There is a strong partnership among key development partners in Rwanda’s energy sector. The sector is coordinated through a Sector Wide Approach, with regular meetings of the sector working group, with participation of key government, development partner and sector stakeholders.
The IDA support is co-financed by approximately US$10 million from the Nordic Development Fund and approximately US$10 million of counterpart financing from the government of Rwanda. The project financing is complemented by projects funded by the governments of the Netherlands, Japan, Belgium as well as multilateral organizations such as the European Union (EU), African Development Bank (AfDB), the Organization of the Petroleum Exporting Countries Fund for International Development (OFID) and the Arab Bank for Economic Development in Africa (BADEA).
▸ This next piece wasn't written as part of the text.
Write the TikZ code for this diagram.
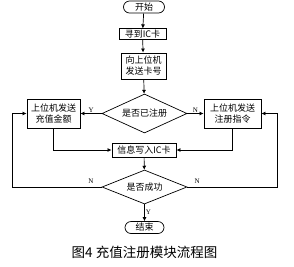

The Second ‘Re-engagement and Reform Support Program’ was followed by a Third Re-engagement and Reform Support Program—a larger operation (US$11 million equivalent) which continued and deepened economic governance reforms and reforms to spur private sector investment for growth.
The strong ownership of the reforms by both the government and citizens is leading to the evolution of social accountability mechanisms to ensure the sustainability of the reforms.
The UERP has affected everyday life in Rwanda, especially in urban areas, by helping to eliminate the power cuts affecting thousands of households every evening for hours on end.
The elimination of widespread power cuts has also enabled businesses to increase their competitiveness since they do not have to operate costly diesel generator sets and increased the attractiveness of Rwanda as an investment destination.